Bernardo Bertolucci, Dernier tango à Paris (1972)

Posted by Pierre Igot in: Movies
August 10th, 2003 • 9:41 pm

Difficile de comprendre ce qui peut faire de ce film un “grand” film aux yeux de certains. Il a certes suscité la controverse à sa sortie, mais la controverse ne fait pas l’art. Elle y conduit parfois, c’est tout. Or, dans ce cas-ci, on ne voit pas vraiment le rapport entre le sujet de la controverse (les scènes de sexe) et la qualité du film. Il ne s’agit d’un film ni érotique ni pornographique. Il s’agit d’un film qui utilise, semble-t-il, le sexe pour faire passer un message autre. Mais lequel?
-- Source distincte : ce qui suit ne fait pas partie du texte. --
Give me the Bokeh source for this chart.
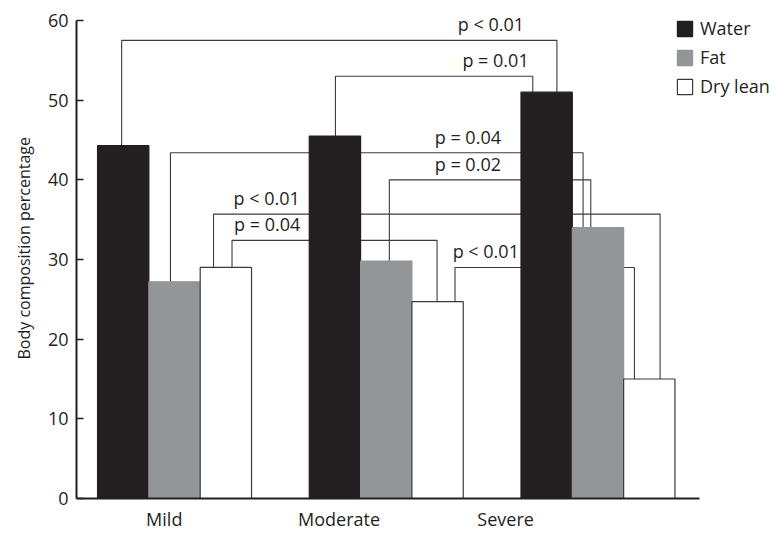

Difficile à dire, sachant que le cinéaste fait si peu d’efforts pour nous convaincre de l’intérêt de ses personnages. Comme trop souvent, malheureusement, la pauvreté ultime du film se situe au plan psychologique. On nous demande de croire que le héros souffre, sans nous le faire comprendre ni sentir. On nous demande de croire que l’héroïne est attirée par lui, sans nous le faire comprendre ni sentir. Ces personnages ne sont pas caricaturaux, ils sont vides. Dépourvus de toute épaisseur psychologique, ils passent d’une humeur à l’autre et nous sommes censés les suivre, les admirer, les envier, que sais-je encore.

Il n’y a rien d’exceptionnel dans la “performance” de Marlon Brando. On y trouve au contraire tout ce qui fait qu’il a si facilement basculé dans la caricature de lui-même: le côté “physique” poussé à l’extrême et gratuit; l’absence totale de légèreté; l’incohérence entre jeu et nature du personnage. Comment croire que le misérable époux d’une tenancière d’hôtel minable qui le trompait avec un des locataires puisse être d’une telle intensité? D’où cela sort-il?

La seule chose qui m’ait un peu amusé, c’est le va-et-vient entre l’anglais et le français (avec quelques bribes d’autres langues) — sauf que, pour d’autres personnages (comme celui de Marcel), la synchronisation entre la parole et le mouvement des lèvres était si mauvaise qu’on avait l’impression qu’ils étaient doublés. Jean-Pierre Léaud est fidèle à lui-même dans son jeu, même si son personnage est des plus invraisemblables.

La musique et la bande sonore en général donnent plutôt l’impression d’un fouillis que d’autre chose. On ne sait pas si le “tango” qui fait surface à la fin du film est censé être une métaphore ou pas. Je suppose que oui. Je m’en fous un peu.

Un dernier mot sur la scène de “sodomie au beurre”. Elle n’est choquante que si on y croit, c’est-à-dire si la réaction de la victime est réaliste. Or elle ne l’est pas du tout. Le film reprend tout de suite après comme si de rien n’était. Alors à quoi bon cette scène? (À cet égard, la scène “inverse” où le héros est cette fois la “victime” de la femme est encore plus gratuite.)

En fin de compte, la conclusion est simple: dans ce film, le sexe ne mène à rien (de bon ni de mauvais). L’héroïne finit par tuer le héros non parce qu’il l’a violée mais parce qu’il lui colle après. Un bon coup de pied dans les couilles aurait sans doute suffi.